The next step the company needs to make is to reduce its advertising spend, and find better ways to reach consumers through internet media platforms, which cost much less than traditional TV commercial time slots. The company has reduced its total advertising spend significantly over the past year, which is evident in their recent 10-Q filing, but I believe there is more room to cut costs here, and I believe the company will see this as well, and make the move to continue to reduce costs in advertising.
Finally, the company must try to get better buying power and reduce their cost of goods sold (COGS). In my opinion, the company simply has not done enough to address this area. In fact, if we look at the savings that have already been identified above in advertising and the work force reduction recently announced, the company could easily establish break-even or better earnings, with a 20% reduction in COGS alone. In all likelihood, a big portion of this reduction in COGS could come from the electronics division, as they move away from focus in this area. Upcoming quarterly reports will clearly tell us if this is happening or not.

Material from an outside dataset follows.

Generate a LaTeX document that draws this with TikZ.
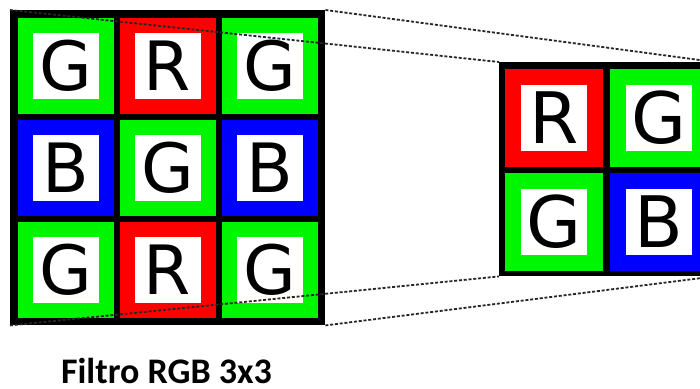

If the company can address these areas noted above, and they have already addressed several of them, hhgregg can return to profitability fairly quickly this year and the stock price would have significant room to move higher from the current paltry levels it trades. At that point, hhgregg would become one of the top turnaround stories
TOP TAKEOVER TARGET OF 2017
As noted previously, the current market cap of the company is just over $13 million. In a worst-case scenario (bankruptcy, which I believe is nowhere near relevant), the assets of the company are worth between 5 to 10 times the current market cap, and the company has very little debt that they just recently accessed this past year. At these distressed market prices, I believe there are multiple suitors which could easily absorb hhgregg very cheap, and implement their new store restructuring plan into their business.
Even at a 5x premium buyout offer to current stock price, any company could buy out hhgregg for less than $150 million, which is simply ridiculous, but very lucrative for the right buyer. Who wouldn't buy a company with $1.6-$1.8 Billion in annual sales for $150 million, if they have the better buying power and management plan to immediately return the hhgregg stores into immediate accretive earnings power? Some potential suitors that I could see targeting a takeover of hhgregg are: Sears (NASDAQ:SHLD), Costco (NASDAQ:COST), Home Depot (NYSE:HD), Lowe's (NYSE:LOW), Best Buy (NYSE:BBY)... and the list goes on.
Any one of these possible suitors could land a potential home run with a takeover of hhgregg right now. With only 27.8 million fully diluted shares outstanding, a $150 million takeover would price shares at $5.39 per share. It is easy to understand why hhgregg is a strong buy at current trading levels. Alternatively, a $75 million takeover would price shares at roughly $2.70 per share. Both scenarios show how extremely undervalued hhgregg shares are at present.
With the recent hiring of Stifel Financial to explore strategic financial transactions, and the hiring of Morgan Lewis & Bockius LLP as legal advisers, I strongly believe the potential for a buyout of hhgregg is very real and could be forthcoming this year.
Nevertheless, even if a buyout of the company never transpired, the hiring of these individuals should let investors know that the company is serious about turning itself around this year and creating better value for investors.
Disclosure: I am/we are long HGG.
I wrote this article myself, and it expresses my own opinions. I am not receiving compensation for it (other than from Seeking Alpha). I have no business relationship with any company whose stock is mentioned in this article.